Zimbabwe, which is in debt distress with external debt figures varying from US$14 billion to US$19 billion, has been struggling to get fresh lines of credit from multilateral lenders.
Parliamentary Portfolio Committee on Budget, Finance and Economic Development chairperson Matthew Nyashanu told participants at the fourth edition of the Zimbabwe Debt Conference in Bulawayo that the committee was concerned about the country’s debt levels.
“We have had several engagements with the Ministry of Finance as far as the debt is concerned. We don’t feel very comfortable because of the levels of debts our country is reeling in. Some say we are around US$17,9 billion and some say it's about US$14,9 billion. The question has always been to say are our GDP figures correct?. If they are not correct it means our debt-to-GDP ratio could be over 100% and not 70%,” he said. The Zimbabwe External Debt to GDP is projected to trend around 78% of GDP in 2022 and 76% percent of GDP in 2023.
Nyashanu later told Businessdigest on the sidelines of the conference that statisticians in the country seemed not to give accurate figures as far as the country’s GDP was concerned adding that the countries’ figures may not be as high as being portrayed.
He added that the onus was upon the country and committee to interrogate the actual GDP and debt figures.

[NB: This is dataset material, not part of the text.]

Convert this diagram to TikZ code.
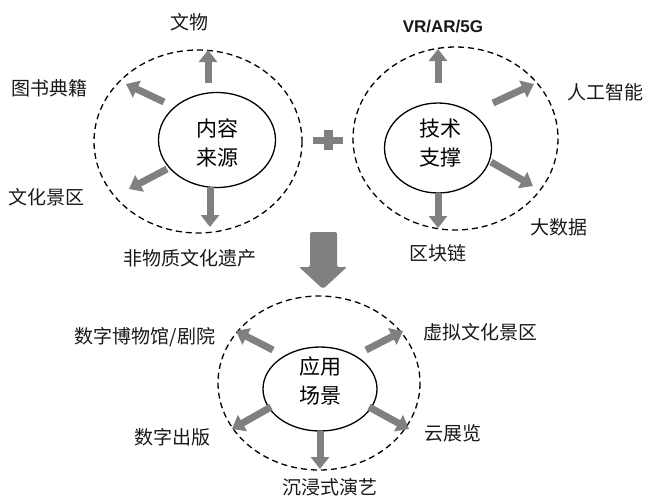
\documentclass[tikz,border=0pt]{standalone}
\usepackage{fontspec}
\newfontfamily\cjk{Noto Sans CJK SC}
\setsansfont{Liberation Sans}
\usetikzlibrary{arrows.meta,shapes.geometric}
\definecolor{arrowgray}{RGB}{128,128,128}
\tikzset{
  inner/.style={draw=black, line width=1.3pt, ellipse, inner sep=0pt, fill=white},
  outer/.style={draw=black, line width=1.3pt, dash pattern=on 6pt off 4pt},
  blockarrow/.style={draw=arrowgray, line width=7pt, -{Triangle[width=18pt,length=12pt]}},
  lbl/.style={font=\cjk\fontsize{19}{22}\selectfont, text=black!90, inner sep=1pt},
  ctr/.style={font=\cjk\fontsize{21}{29}\selectfont, align=center},
}
\begin{document}
\begin{tikzpicture}[x=1pt,y=-1pt]
\useasboundingbox (0,0) rectangle (645,499);
% dashed outer ellipses
\draw[outer] (198,141.5) ellipse [x radius=104, y radius=91.5];
\draw[outer] (455.5,138.5) ellipse [x radius=102.5, y radius=91.5];
\draw[outer] (319,383) ellipse [x radius=101, y radius=87];
% inner circles
\node[inner, minimum width=117pt, minimum height=95pt] (c1) at (217,140) {};
\node[ctr] (t1) at (217,143) {内容\\来源};
\node[inner, minimum width=107pt, minimum height=90pt] (c2) at (438,148) {};
\node[ctr] (t2) at (440,143) {技术\\支撑};
\node[inner, minimum width=114pt, minimum height=84pt] (c3) at (320,389) {};
\node[ctr] (t3) at (320,381) {应用\\场景};
% labels
\node[lbl] (l1) at (189,22) {文物};
\node[lbl] (l2) at (49,88) {图书典籍};
\node[lbl] (l3) at (47,197) {文化景区};
\node[lbl] (l4) at (190,258) {非物质文化遗产};
\node[font=\sffamily\bfseries\fontsize{17}{20}\selectfont, text=black!90] (r1) at (443,27) {VR/AR/5G};
\node[lbl] (r2) at (605,92) {人工智能};
\node[lbl] (r3) at (559,227) {大数据};
\node[lbl] (r4) at (438,253) {区块链};
\node[lbl] (b1) at (145,337) {数字博物馆/剧院};
\node[lbl] (b2) at (480,332) {虚拟文化景区};
\node[lbl] (b3) at (172,437) {数字出版};
\node[lbl] (b4) at (453,433) {云展览};
\node[lbl] (b5) at (330,487) {沉浸式演艺};
% arrow end coordinates
\coordinate (a1s) at (208,83);  \coordinate (a1e) at (208,50);
\coordinate (a2s) at (164,102); \coordinate (a2e) at (126,84);
\coordinate (a3s) at (167,169); \coordinate (a3e) at (129,189);
\coordinate (a4s) at (210,187); \coordinate (a4e) at (210,227);
\coordinate (s1s) at (438,83);  \coordinate (s1e) at (438,49);
\coordinate (s2s) at (493,103); \coordinate (s2e) at (534,84);
\coordinate (s3s) at (491,162); \coordinate (s3e) at (533,186);
\coordinate (s4s) at (438,193); \coordinate (s4e) at (438,228);
\coordinate (u1s) at (273,350); \coordinate (u1e) at (236,331);
\coordinate (u2s) at (366,350); \coordinate (u2e) at (403,331);
\coordinate (u3s) at (271,407); \coordinate (u3e) at (232,429);
\coordinate (u4s) at (369,407); \coordinate (u4e) at (409,429);
\coordinate (u5s) at (320,431); \coordinate (u5e) at (320,469);
\foreach \a in {a1,a2,a3,a4,s1,s2,s3,s4,u1,u2,u3,u4,u5}{
  \draw[blockarrow] (\a s) -- (\a e);
}
% plus sign
\coordinate (plus) at (328,140);
\fill[arrowgray] ([xshift=-15pt,yshift=-3.5pt]plus) rectangle ([xshift=15pt,yshift=3.5pt]plus);
\fill[arrowgray] ([xshift=-4.5pt,yshift=-10pt]plus) rectangle ([xshift=4.5pt,yshift=10pt]plus);
% big down arrow
\coordinate (big) at (323,232);
\fill[arrowgray, rounded corners=2pt] (310,232) -- (337,232) -- (337,267) -- (347,267) -- (323,289) -- (299,267) -- (310,267) -- cycle;
\end{tikzpicture}
\end{document}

“Our statisticians don’t seem to be giving us accurate figures as far as GDP is concerned and I feel it may not be as high as the figures we are talking about. We also want to look at the economic performance in the country particularly how the economy is constantly being shaken, the upheavals, you want to say our GDP cannot be to those levels. When you have higher GDP you want to come up with a relationship between debt and GDP. I feel as a committee we want to interrogate the real GDP of the country,” he said. Nyashanu added that while there has been progress on the establishment of the debt office in Parliament, there was need to do more on the office’s independence to ensure access to accurate information.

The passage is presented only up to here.